En matière de dette publique, la révolution n’est pas pour demain. On aurait pu penser que les séquences du quantitative easing, c’est-à-dire la création de monnaie en contrepartie de l’achat de titres publics, puis du « quoi qu’il en coûte » pandémique allaient enfin nous libérer d’un certain nombre de croyances néfastes sur ce sujet. Depuis que François Fillon, alors premier ministre, déclarait en 2007 être à la tête d’un Etat en quasi-faillite, notre dette a quasiment doublé. Elle représentait alors 63 % du produit intérieur brut (PIB) contre près de 115 % aujourd’hui. Et, pourtant, l’Etat a, jusqu’en 2023, emprunté à des taux toujours plus faibles, sans jamais manquer d’acheteurs !
Il a aussi été démontré qu’une banque centrale a la capacité, si elle le décide, de contrôler le niveau des taux et de fournir des débouchés à la dette publique, jusqu’à en posséder plus du tiers pour l’ensemble des pays de la zone euro. Cette situation n’avait pas été prévue par les rédacteurs du traité de Maastricht, qui avaient au contraire tout fait pour l’empêcher. Mais nécessité fait toujours loi. La nécessité de relancer la croissance, d’éviter l’éclatement de la zone euro et de lutter contre la pandémie a justifié ces politiques dérogatoires.
Il existe pourtant aujourd’hui une volonté très nette de refermer la parenthèse plutôt que de prendre acte de cette nouvelle donne, alors même que les motifs d’investir plus d’argent public sont nombreux : financer la reconstruction écologique, moderniser nos infrastructures, renforcer le système social et éducatif, etc. Il faut au moins 36 milliards d’euros d’investissements annuels supplémentaires pour atteindre la neutralité carbone en 2050.
Comment allons-nous financer tout cela si l’on prévoit, comme vient de le faire le gouvernement dans son programme de stabilité remis à la Commission européenne, un retour sous la barre des 3 % de déficit en 2027 ? Avec une prévision de croissance faible une fois le pic inflationniste passé, une telle trajectoire financière implique plus d’une dizaine de milliards d’euros de réduction de dépenses publiques chaque année d’ici à 2027. On peut faire toutes les circonvolutions que l’on veut : il est difficile de transformer un moins en plus. Soit on investit plus, soit on dépense moins.

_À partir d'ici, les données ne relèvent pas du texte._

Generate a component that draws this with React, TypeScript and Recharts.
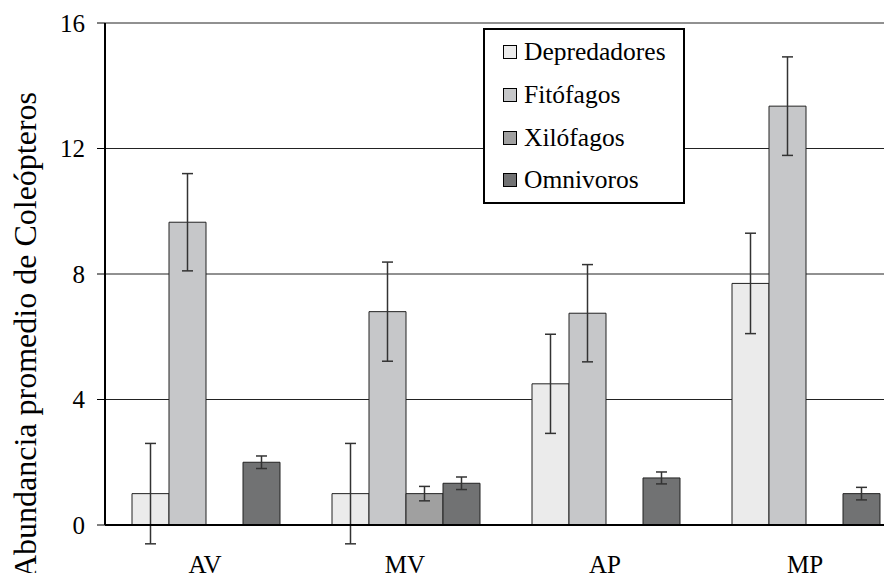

Même constat au niveau européen : le plan REPowerEU, censé nous permettre de nous libérer du gaz russe tout en développant notre indépendance énergétique, est accompagné de seulement 20 milliards d’euros d’argent frais sur les 210 milliards qu’il requiert, a pointé la Cour des comptes européenne. Sur les près de 750 milliards censés doter le plan de relance européen mis en œuvre en 2020, seulement 94 milliards de subventions sur 338 et 45 milliards de prêts sur 386 ont été versés, à la date en janvier 2023. Si le plan Marshall avait été aussi long à se déployer en 1945, la reconstruction de l’Europe aurait été bien douloureuse.